Los hombres del futuro que miren nuestro tiempo en función de las imágenes que nos hacemos y divulgamos pensarán que todos éramos muy felices y vivíamos saltando para demostrarlo. La tristeza es privada o, a veces (como mucho y con suerte), convertida en indignación política. Qué mal queda confesarse triste. Y más aún con tantos libros de autoayuda, tantos recursos disponibles. La tristeza no tiene cabida, no tiene interés, no tiene glamour, aunque la melancolía haya sido la madre de la creatividad desde el Renacimiento hasta los románticos. En el siglo XX, aunque plagado de guerras y miseria, nació el hombre que no podía ser infeliz, no solo porque siempre hay otros en peor situación que él, sino porque en el siglo de la abundancia y del acceso masificado a la información y a terapias de todo tipo, solo el descuidado es triste.
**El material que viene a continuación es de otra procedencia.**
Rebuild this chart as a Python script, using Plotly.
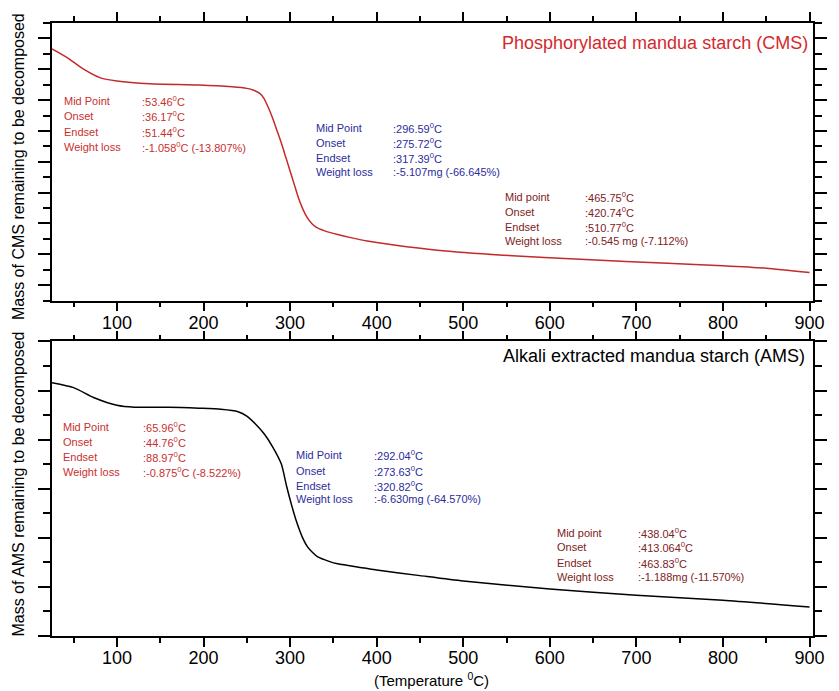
import plotly.graph_objects as go

# ---------------- data ----------------
cms_temp = [25, 43, 61, 81, 100, 138, 195, 233, 250, 258, 265, 270, 275, 280, 285, 290,
            295, 300, 305, 310, 315, 320, 325, 330, 340, 355, 370, 389, 420, 470, 546,
            641, 736, 800, 850, 900]
cms_mass = [8.16, 7.87, 7.51, 7.22, 7.12, 7.03, 6.99, 6.93, 6.88, 6.82, 6.72, 6.55, 6.25,
            5.90, 5.50, 5.10, 4.65, 4.20, 3.75, 3.30, 2.95, 2.68, 2.50, 2.38, 2.26, 2.14,
            2.04, 1.93, 1.80, 1.63, 1.47, 1.33, 1.21, 1.13, 1.05, 0.91]

ams_temp = [25, 50, 73, 100, 120, 160, 195, 220, 240, 250, 260, 270, 280, 290, 296, 302,
            308, 314, 320, 326, 332, 345, 355, 386, 400, 450, 500, 600, 700, 800, 900]
ams_mass = [5.16, 5.06, 4.86, 4.70, 4.66, 4.66, 4.64, 4.62, 4.57, 4.48, 4.32, 4.12, 3.85,
            3.50, 3.05, 2.65, 2.30, 2.02, 1.82, 1.70, 1.61, 1.52, 1.47, 1.385, 1.345, 1.23,
            1.12, 0.96, 0.83, 0.73, 0.59]

x_tick_vals = [100, 200, 300, 400, 500, 600, 700, 800, 900]
x_tick_text = ["100", "200", "300", "400", "500", "600", "700", "800", "900"]

block_labels_a = ["Mid Point", "Onset", "Endset", "Weight loss"]
block_labels_b = ["Mid point", "Onset", "Endset", "Weight loss"]
cms_step1 = [":53.46<sup>0</sup>C", ":36.17<sup>0</sup>C", ":51.44<sup>0</sup>C", ":-1.058<sup>0</sup>C (-13.807%)"]
cms_step2 = [":296.59<sup>0</sup>C", ":275.72<sup>0</sup>C", ":317.39<sup>0</sup>C", ":-5.107mg (-66.645%)"]
cms_step3 = [":465.75<sup>0</sup>C", ":420.74<sup>0</sup>C", ":510.77<sup>0</sup>C", ":-0.545 mg (-7.112%)"]
ams_step1 = [":65.96<sup>0</sup>C", ":44.76<sup>0</sup>C", ":88.97<sup>0</sup>C", ":-0.875<sup>0</sup>C (-8.522%)"]
ams_step2 = [":292.04<sup>0</sup>C", ":273.63<sup>0</sup>C", ":320.82<sup>0</sup>C", ":-6.630mg (-64.570%)"]
ams_step3 = [":438.04<sup>0</sup>C", ":413.064<sup>0</sup>C", ":463.83<sup>0</sup>C", ":-1.188mg (-11.570%)"]

title_cms = "Phosphorylated mandua starch (CMS)"
title_ams = "Alkali extracted mandua starch (AMS)"
ytitle_cms = "Mass of CMS remaining to be decomposed"
ytitle_ams = "Mass of AMS remaining to be decomposed"
xtitle = "(Temperature <sup>0</sup>C)"

# ---------------- layout constants ----------------
W, H = 839, 691
L, R, T, B = 52, 19, 22, 55
PW = W - L - R
PH = H - T - B
FONT = "Arial, Liberation Sans, sans-serif"

RED = "#c8302f"
BLUE = "#2c2c9c"
BROWN = "#7e2222"


def px(xp):
    return (xp - L) / PW


def py(yp):
    return (H - B - yp) / PH


fig = go.Figure()
fig.add_trace(go.Scatter(x=cms_temp, y=cms_mass, mode="lines",
                         line=dict(color="#c42a2a", width=1.5, shape="spline", smoothing=0.6),
                         xaxis="x", yaxis="y", showlegend=False))
fig.add_trace(go.Scatter(x=ams_temp, y=ams_mass, mode="lines",
                         line=dict(color="black", width=1.5, shape="spline", smoothing=0.6),
                         xaxis="x2", yaxis="y2", showlegend=False))

top_dom = [1 - 278 / PH, 1]
bot_dom = [0, 295 / PH]

xcommon = dict(range=[25, 904], tickvals=x_tick_vals, ticktext=x_tick_text,
               ticks="outside", ticklen=9, tickwidth=1.5, tickcolor="black",
               showline=True, linecolor="black", linewidth=1.5, mirror="ticks",
               showgrid=False, zeroline=False, ticklabelstandoff=-4,
               tickfont=dict(family=FONT, size=18, color="black"),
               minor=dict(tick0=0, dtick=50, ticks="outside", ticklen=5, tickwidth=1.5,
                          tickcolor="black", showgrid=False))
ycommon = dict(ticks="outside", ticklen=12, tickwidth=1.5, tickcolor="black",
               showline=True, linecolor="black", linewidth=1.5, mirror="ticks",
               showgrid=False, zeroline=False, showticklabels=False)

fig.update_layout(
    width=W, height=H, autosize=False,
    margin=dict(l=L, r=R, t=T, b=B),
    paper_bgcolor="white", plot_bgcolor="white",
    xaxis=dict(domain=[0, 1], anchor="y", **xcommon),
    yaxis=dict(domain=top_dom, anchor="x", range=[0, 9], tick0=0.5, dtick=1,
               minor=dict(tick0=0, dtick=0.5, ticks="outside", ticklen=7, tickwidth=1.5,
                          tickcolor="black", showgrid=False),
               **ycommon),
    xaxis2=dict(domain=[0, 1], anchor="y2", **xcommon),
    yaxis2=dict(domain=bot_dom, anchor="x2", range=[0, 6], tick0=0, dtick=1,
                minor=dict(tick0=0, dtick=0.5, ticks="outside", ticklen=7, tickwidth=1.5,
                           tickcolor="black", showgrid=False),
                **ycommon),
)

ann = []


def block(labels, values, x_lab, x_val, y_lines, color):
    for lab, val, yl in zip(labels, values, y_lines):
        ann.append(dict(text=lab, x=px(x_lab), y=py(yl), xref="paper", yref="paper",
                        xanchor="left", yanchor="middle", showarrow=False,
                        font=dict(family=FONT, size=11, color=color)))
        ann.append(dict(text=val, x=px(x_val), y=py(yl), xref="paper", yref="paper",
                        xanchor="left", yanchor="middle", showarrow=False,
                        font=dict(family=FONT, size=11, color=color)))


block(block_labels_a, cms_step1, 62, 141, [100, 115, 131, 146], RED)
block(block_labels_a, cms_step2, 316, 394, [127, 142, 157, 171], BLUE)
block(block_labels_b, cms_step3, 507, 588, [196, 211, 226, 240], BROWN)
block(block_labels_a, ams_step1, 61, 142, [427, 442, 457, 472], RED)
block(block_labels_a, ams_step2, 296, 375, [455, 471, 486, 499], BLUE)
block(block_labels_b, ams_step3, 560, 641, [533, 547, 563, 577], BROWN)

ann.append(dict(text=title_cms, x=px(817), y=py(42), xref="paper", yref="paper",
                xanchor="right", yanchor="middle", showarrow=False,
                font=dict(family=FONT, size=18, color="#d42a2e")))
ann.append(dict(text=title_ams, x=px(814), y=py(356), xref="paper", yref="paper",
                xanchor="right", yanchor="middle", showarrow=False,
                font=dict(family=FONT, size=18, color="black")))
ann.append(dict(text=ytitle_cms, x=px(18), y=py(166), xref="paper", yref="paper",
                xanchor="center", yanchor="middle", textangle=-90, showarrow=False,
                font=dict(family=FONT, size=16, color="black")))
ann.append(dict(text=ytitle_ams, x=px(18), y=py(484), xref="paper", yref="paper",
                xanchor="center", yanchor="middle", textangle=-90, showarrow=False,
                font=dict(family=FONT, size=16, color="black")))
ann.append(dict(text=xtitle, x=px(435), y=py(680), xref="paper", yref="paper",
                xanchor="center", yanchor="middle", showarrow=False,
                font=dict(family=FONT, size=15, color="black")))

fig.update_layout(annotations=ann)
fig.write_html("out.html", config={"displayModeBar": False},
               post_script="document.body.style.margin='0px';"
                           "document.body.style.overflow='hidden';"
                           "document.documentElement.style.overflow='hidden';")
Uno podría deducir, por ende, que el antónimo de la tristeza sería la alegría. Montaigne, al final de su ensayo “De la tristeza”, dice: “Pocas veces soy víctima de esas violentas pasiones. Soy, por naturaleza, de aprehensión dura, y la curto y endurezco cada día con razones.” Contrapone la melancolía a la inteligencia, al razonamiento.
Parecería que Montaigne se había anticipado a nuestro tiempo, pero, más allá de eso, diría que nuestra subjetividad se ha dibujado en la historia a partir de lo que representó Montaigne, no solo en la filosofía, sino también en la literatura. Basta con mencionar la deuda de Shakespeare con el autor de los Essais. Tanto Montaigne como Hamlet, en su escepticismo, bucean en sí mismos, en una actividad entrañable, sufrida, de auto-conocimiento y también del conocimiento de entorno, para ensanchar el desarrollo de su carácter. Ellos se hacen más grandes a partir de sus cuestionamientos, incluso cuando se sienten disminuidos por él, cuando reconocen sus propios defectos. Y eso se ha quedado perdido bajo algún peldaño de la historia.
El hombre feliz contemporáneo a menudo no se cuestiona por detrás (o por dentro) de su fachada saltarina. La búsqueda de la felicidad se ha traspapelado con la búsqueda de la alegría, del éxito, de la capacidad de impresionar al otro que se amontona, cuantitativamente, en perfiles públicos.